Since it was before 11 and we had experienced two feet of snow over the weekend, a number of the stores were not yet open. I browsed a little (the Peeps store was fun!) and peeked at the Awakening
. I would advise that giant to just stay under his heavy of blanket of snow for now. The Christmas tree on the marina was huge and beautiful. I slipped into Potbelly for lunch (the near freezing temperatures swayed me from Ben and Jerry's...). It was definitely not crowded, no surprise really considering how few people I had seen in general. My cheddar broccoli soup warmed me up nicely. After lunch I carefully made my way back up the icy sidewalk to the Gaylord.

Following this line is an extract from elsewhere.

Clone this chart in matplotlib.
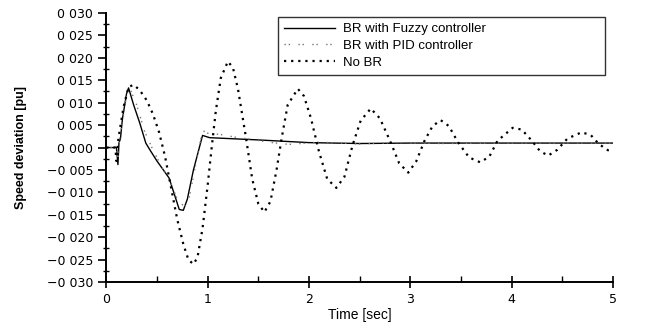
import matplotlib
matplotlib.use("Agg")
import matplotlib.pyplot as plt
from matplotlib.ticker import MultipleLocator, FuncFormatter

plt.rcParams['font.family'] = ['Liberation Sans', 'DejaVu Sans']

# No BR
t_nobr = [0.0, 0.09, 0.1, 0.12, 0.17, 0.22, 0.27, 0.33, 0.4, 0.46, 0.52, 0.58,
          0.64, 0.7, 0.76, 0.81, 0.86, 0.9, 0.95, 1.0, 1.04, 1.08, 1.13, 1.2,
          1.25, 1.3, 1.38, 1.44, 1.5, 1.56, 1.62, 1.68, 1.73, 1.79, 1.89, 1.95,
          2.02, 2.1, 2.18, 2.27, 2.35, 2.43, 2.51, 2.61, 2.7, 2.8, 2.89, 2.98,
          3.06, 3.14, 3.22, 3.3, 3.38, 3.47, 3.58, 3.69, 3.78, 3.86, 4.01, 4.1,
          4.2, 4.28, 4.36, 4.45, 4.55, 4.69, 4.78, 4.86, 4.95, 5.0]
v_nobr = [0.0, 0.0, -0.003, 0.002, 0.009, 0.0135, 0.014, 0.0128, 0.0105, 0.0075,
          0.0035, -0.002, -0.009, -0.016, -0.0215, -0.025, -0.026, -0.0245,
          -0.018, -0.0085, 0.0, 0.008, 0.0155, 0.0192, 0.0178, 0.013, 0.002,
          -0.007, -0.0125, -0.0144, -0.012, -0.005, 0.002, 0.0095, 0.0131,
          0.0115, 0.0065, -0.001, -0.007, -0.009, -0.0065, 0.0005, 0.006,
          0.0087, 0.0065, 0.0015, -0.0035, -0.0056, -0.003, 0.0015, 0.0048,
          0.0061, 0.0048, 0.0012, -0.0022, -0.0033, -0.002, 0.0015, 0.0044,
          0.004, 0.0015, -0.0008, -0.0018, -0.0005, 0.002, 0.0034, 0.0028,
          0.0008, -0.0006, -0.0004]

# BR with fuzzy controller
t_fuzzy = [0.0, 0.1, 0.115, 0.125, 0.14, 0.16, 0.2, 0.22, 0.27, 0.33, 0.39,
           0.43, 0.5, 0.62, 0.68, 0.72, 0.76, 0.8, 0.86, 0.95, 1.02, 1.5,
           2.0, 2.5, 3.0, 4.0, 5.0]
v_fuzzy = [0.0, 0.0, -0.0038, 0.001, 0.002, 0.0065, 0.012, 0.0133, 0.0095,
           0.0055, 0.001, -0.0005, -0.003, -0.0068, -0.011, -0.0138, -0.014,
           -0.0115, -0.005, 0.0027, 0.0022, 0.0017, 0.0011, 0.0009, 0.001,
           0.001, 0.001]

# BR with PID controller
t_pid = [0.0, 0.1, 0.115, 0.13, 0.16, 0.2, 0.24, 0.3, 0.38, 0.45, 0.55, 0.63,
         0.7, 0.77, 0.82, 0.88, 0.95, 1.0, 1.13, 1.3, 1.45, 1.6, 1.8, 2.1,
         2.5, 2.85, 3.3, 4.0, 5.0]
v_pid = [0.0, 0.0, -0.003, 0.0015, 0.006, 0.0115, 0.0128, 0.0095, 0.0035,
         0.0, -0.0045, -0.0075, -0.0115, -0.0132, -0.011, -0.004, 0.0038,
         0.0032, 0.0029, 0.0022, 0.0018, 0.0012, 0.0007, 0.0012, 0.0008,
         0.0011, 0.0009, 0.001, 0.001]

labels = ["BR with Fuzzy controller", "BR with PID controller", "No BR"]


def ylab(v, pos):
    s = f"{abs(v):.3f}".replace(".", " ")
    return ("\u2212" + s) if v < -1e-9 else s


fig = plt.figure(figsize=(6.48, 3.25), dpi=100)
ax = fig.add_axes([0.164, 0.132, 0.782, 0.828])

ax.plot(t_fuzzy, v_fuzzy, color="black", lw=1.0, label=labels[0])
ax.plot(t_pid, v_pid, color="#777777", lw=1.0, linestyle=(0, (1, 2, 1, 6)),
        label=labels[1])
ax.plot(t_nobr, v_nobr, color="black", lw=1.6, linestyle=(0, (1, 2.2)),
        label=labels[2])

ax.set_xlim(0, 5)
ax.set_ylim(-0.030, 0.030)
ax.xaxis.set_major_locator(MultipleLocator(1))
ax.xaxis.set_minor_locator(MultipleLocator(0.5))
ax.yaxis.set_major_locator(MultipleLocator(0.005))
ax.yaxis.set_minor_locator(MultipleLocator(0.0025))
ax.yaxis.set_major_formatter(FuncFormatter(ylab))

for s in ["top", "right"]:
    ax.spines[s].set_visible(False)
for s in ["left", "bottom"]:
    ax.spines[s].set_linewidth(1.4)

ax.tick_params(axis="y", which="major", direction="out", length=6, width=1.2,
               labelsize=9)
ax.tick_params(axis="y", which="minor", direction="inout", length=5, width=1.0)
ax.tick_params(axis="x", which="major", direction="inout", length=8, width=1.2,
               labelsize=9)
ax.tick_params(axis="x", which="minor", direction="in", length=4, width=1.0)
for lab in ax.get_yticklabels() + ax.get_xticklabels():
    lab.set_family(["DejaVu Sans"])

ax.set_xlabel("Time [sec]", fontsize=10, labelpad=2)
ax.set_ylabel("Speed deviation [pu]", fontsize=9, fontweight="bold",
              labelpad=14)

leg = ax.legend(loc="upper left", bbox_to_anchor=(0.339, 0.762, 0.645, 0.223),
                mode="expand", fontsize=9.5, frameon=True, fancybox=False,
                handlelength=3.9, handletextpad=0.6, borderpad=0.45,
                labelspacing=0.35, borderaxespad=0)
leg.get_frame().set_edgecolor("black")
leg.get_frame().set_linewidth(1.0)

fig.savefig("out.png", dpi=100)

Through the revolving door and down the wide hallway, I found myself in the atrium.
looking down into the atrium
The atrium is a huge space, stretching up at least ten stories, one whole wall and the ceiling all glass. As I stood on the second level looking down on the floor, I was immediately struck by a feeling of a Christmas village surrounded by lush vegetation. I took a few snapshots and then hurried down the escalator since I could hear music starting, the signal for the fountain show even though according to my cell phone we were still a minute or two off of the hour. As the water splashed up in harmony with the seasonal music, I was reminded of the fountain shows I had seen in Disney world. After the show, I wandered into the two shops set up in little houses that evoked a colonial style (one sold sleepwear, the other Americana memorabilia).
I also got my free cookie from the Java coffee shop (thanks to a coupon passed out at the end of ICE). I paused to admire the hanging Christmas tree in the front of the atrium. The glass tree was shaped from huge holly leaves, 108 leaves in total, 110 red berries adding contrasting color. Taking over 2000 hours to create, the tree provided a focal point for holiday visitors to the atrium. I also stopped by the little train exhibit and noticed the first of the large Peeps hidden around the atrium; this yellow bird was perched in the leafy arbor.
On my way out, I cut through registration and happened to glance up; another Peep hung here, upside down over my head. I smiled, took a photo, and continued back to my car.